The inflationary environment is not abating...
The impact of a sharp increase in fuel prices, coupled with high commodity prices as well as increasing labour costs is resulting in significant cost pressures for business. Firms anticipate that elevated fuel prices together with wage pressure will prolong the current high inflationary environment (even with interest rates increasing).
When demand was increasing, businesses found it relatively easy to pass on the full costs of higher input prices to consumers and other businesses. Businesses signalled that there are still considerable cost increases occurring that they will try and pass this on. However, this could change, as businesses are foreseeing a more competitive pricing environment to unfold in the coming months.
...and the need for skilled and unskilled labour remains high
With the borders closed to foreign workers for most of the past two years, the local labour market remains tight. Firms are finding it hard to fill most roles, resulting in significant wage increases to lure workers from competing firms and sectors. Firms are also seeing an increase in sick leave being used, resulting in additional pressure on already constrained human resources.
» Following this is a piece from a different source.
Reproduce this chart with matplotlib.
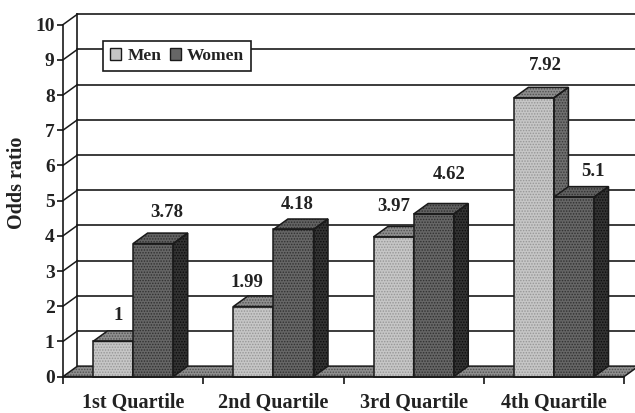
import matplotlib.pyplot as plt
from matplotlib.patches import Patch, Polygon

plt.rcParams['font.family'] = ['Liberation Serif', 'DejaVu Serif']
plt.rcParams['font.weight'] = 'bold'
plt.rcParams['hatch.linewidth'] = 0.7

quartiles = ['1st Quartile', '2nd Quartile', '3rd Quartile', '4th Quartile']
men = [1, 1.99, 3.97, 7.92]
women = [3.78, 4.18, 4.62, 5.1]
men_labels = ['1', '1.99', '3.97', '7.92']
women_labels = ['3.78', '4.18', '4.62', '5.1']
y_ticks = list(range(0, 11))

# label offsets in pixels from the front centre of the bar top
men_offset = [(5, 26), (-6, 24), (0, 30), (11, 32)]
women_offset = [(14, 31), (4, 25), (15, 39), (19, 26)]

# depth of the fake 3D, in data units
DX = 0.1034
DY = 0.298
BAR_W = 0.286
BAR_START = 0.214

TXT = '#222222'
LINE = '#1a1a1a'

# shades: front, top, side
MEN_COL = ('#c6c6c6', '#8e8e8e', '#6f6f6f')
WOMEN_COL = ('#666666', '#626262', '#333333')
GRAIN = {'#c6c6c6': '#969696', '#8e8e8e': '#505050', '#6f6f6f': '#383838',
         '#666666': '#303030', '#626262': '#303030', '#333333': '#0c0c0c'}


def face(ax, pts, col, z):
    # grain first, then the black outline on top
    ax.add_patch(Polygon(pts, closed=True, facecolor=col, edgecolor=GRAIN[col],
                         hatch='......', linewidth=0, zorder=z))
    ax.add_patch(Polygon(pts, closed=True, fill=False, edgecolor=LINE,
                         linewidth=1.1, zorder=z + 0.1))


def bar3d(ax, x, h, cols, z):
    x2 = x + BAR_W
    face(ax, [(x2, 0), (x2 + DX, DY), (x2 + DX, h + DY), (x2, h)], cols[2], z)
    face(ax, [(x, h), (x + DX, h + DY), (x2 + DX, h + DY), (x2, h)], cols[1], z)
    face(ax, [(x, 0), (x2, 0), (x2, h), (x, h)], cols[0], z)


fig = plt.figure(figsize=(6.35, 4.13), dpi=100)
ax = fig.add_axes([0, 0, 1, 1])
ax.set_xlim(-0.449, 4.078)
ax.set_ylim(-1.034, 10.70)

# back wall and gridlines
for t in y_ticks[1:]:
    ax.plot([DX, 4 + 2 * DX], [t + DY, t + DY], color=LINE, lw=1.2, zorder=1)
    ax.plot([0, DX], [t, t + DY], color=LINE, lw=1.1, zorder=1)
ax.plot([DX, DX], [DY, 10 + DY], color=LINE, lw=1.2, zorder=1)

# floor
face(ax, [(0, 0), (DX, DY), (4 + DX, DY), (4, 0)], '#8e8e8e', 2)

for i in range(len(quartiles)):
    bar3d(ax, i + BAR_START, men[i], MEN_COL, 3 + i)
    bar3d(ax, i + BAR_START + BAR_W, women[i], WOMEN_COL, 3.5 + i)
    ax.annotate(men_labels[i], (i + BAR_START + BAR_W / 2, men[i]),
                xytext=(men_offset[i][0] * 0.72, men_offset[i][1] * 0.72),
                textcoords='offset points', ha='center', va='center',
                fontsize=13.5, color=TXT, zorder=10)
    ax.annotate(women_labels[i], (i + BAR_START + 1.5 * BAR_W, women[i]),
                xytext=(women_offset[i][0] * 0.72, women_offset[i][1] * 0.72),
                textcoords='offset points', ha='center', va='center',
                fontsize=13.5, color=TXT, zorder=10)

# real axes, spines moved onto the front corner
for s in ['top', 'right']:
    ax.spines[s].set_visible(False)
ax.spines['left'].set_position(('data', 0))
ax.spines['left'].set_bounds(0, 10)
ax.spines['bottom'].set_position(('data', 0))
ax.spines['bottom'].set_bounds(0, 4)
for s in ['left', 'bottom']:
    ax.spines[s].set_linewidth(1.2)
    ax.spines[s].set_color(LINE)
    ax.spines[s].set_zorder(20)

ax.set_yticks(y_ticks)
ax.tick_params(axis='y', labelsize=14, labelcolor=TXT, length=4, width=1.1, pad=2)
for lab in ax.get_yticklabels():
    lab.set_verticalalignment('center_baseline')
ax.set_xticks(range(5))
ax.set_xticklabels([])
ax.tick_params(axis='x', which='major', length=5, width=1.1)
ax.set_xticks([i + 0.5 for i in range(4)], minor=True)
ax.set_xticklabels(quartiles, minor=True, fontsize=14.5, color=TXT)
ax.tick_params(axis='x', which='minor', length=0, pad=11.5)

ax.text(17, 413 - 183, 'Odds ratio', transform=None, rotation=90,
        ha='center', va='center', fontsize=14.5, color=TXT)

handles = [Patch(facecolor=MEN_COL[0], edgecolor=LINE, label='Men'),
           Patch(facecolor=WOMEN_COL[0], edgecolor=LINE, label='Women')]
leg = ax.legend(handles=handles, ncol=2, loc='upper left',
                bbox_to_anchor=(103 / 635, 1 - 41 / 413), fontsize=12.5,
                labelcolor=TXT, fancybox=False, framealpha=1, edgecolor=LINE,
                handlelength=0.65, handleheight=0.65, handletextpad=0.35,
                columnspacing=0.5, borderpad=0.4, borderaxespad=0)
leg.get_frame().set_linewidth(1.2)
leg.set_zorder(30)

fig.savefig('out.png', dpi=100)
COVID disruptions and worker fatigue coupled with a tight labour market has resulted in some employees being asked to work longer and more unusual hours than normal. Firms feel that this is not sustainable in the long haul and therefore some businesses are purposefully reducing their offering of goods and services.
Labour shortages are seen as the largest constraint for a post COVID economic recovery. Whilst visa applications have picked up markedly throughout 2022 some businesses indicated a lack of confidence in immigration settings and operation. Others feel that New Zealand is becoming a less attractive destination for highly skilled migrant labour as places like Australia and Canada make it easier to attract and retain these workers.
Recovery in the tourism sector depends on many factors
International tourism remains well below pre-COVID levels and is expected to take time to recover. Initially a significant portion of arrivals will have been ‘friends and family’. Longer-haul tourism is only just getting underway and there is uncertainty around how bigger increase we will see for the 2022/23 season given longer lead times. Similarly, the Chinese market remains closed while the Chinese Government continues with its zero-COVID policy.
Recovery in the tourism sector will be a function of getting the right number of workers on time, the extent of the rebound in the airline and associated industries and an improvement in the global economic climate.
Cost pressures will lead to margins being squeezed in the coming year...
Many firms experienced significant profit levels in the 2021 and 2022 years. Government’s COVID-19 stimulus package helped the domestic economy through most of the pandemic. However, subsequent higher interest rates, increasing labour and input costs, continuing supply side constraints and increased New Zealand resident spending abroad will make for tougher trading conditions in the medium term.
In the horticultural sector, unfavourable weather events and the lack of workers impact the quality of fruits that are harvested, resulting in lower prices. While shipping and logistical constraints and cost increases add further pressure on the industry.
...as firms respond to these challenges
To mitigate against supply chain disruptions a lot of firms have increased orders and stock levels. Some firms are sitting with high inventory levels and expect to run these down over the coming months.
The pandemic has driven considerable change to business processes and firms are investing in information technology systems to be more efficient. Working from home is thought to be an enduring feature of the employment landscape bringing both advantages and disadvantages, especially regarding demand for office space and activity in central business districts in larger cities and towns. The impacts of this will become more evident as the world returns to some level of normality.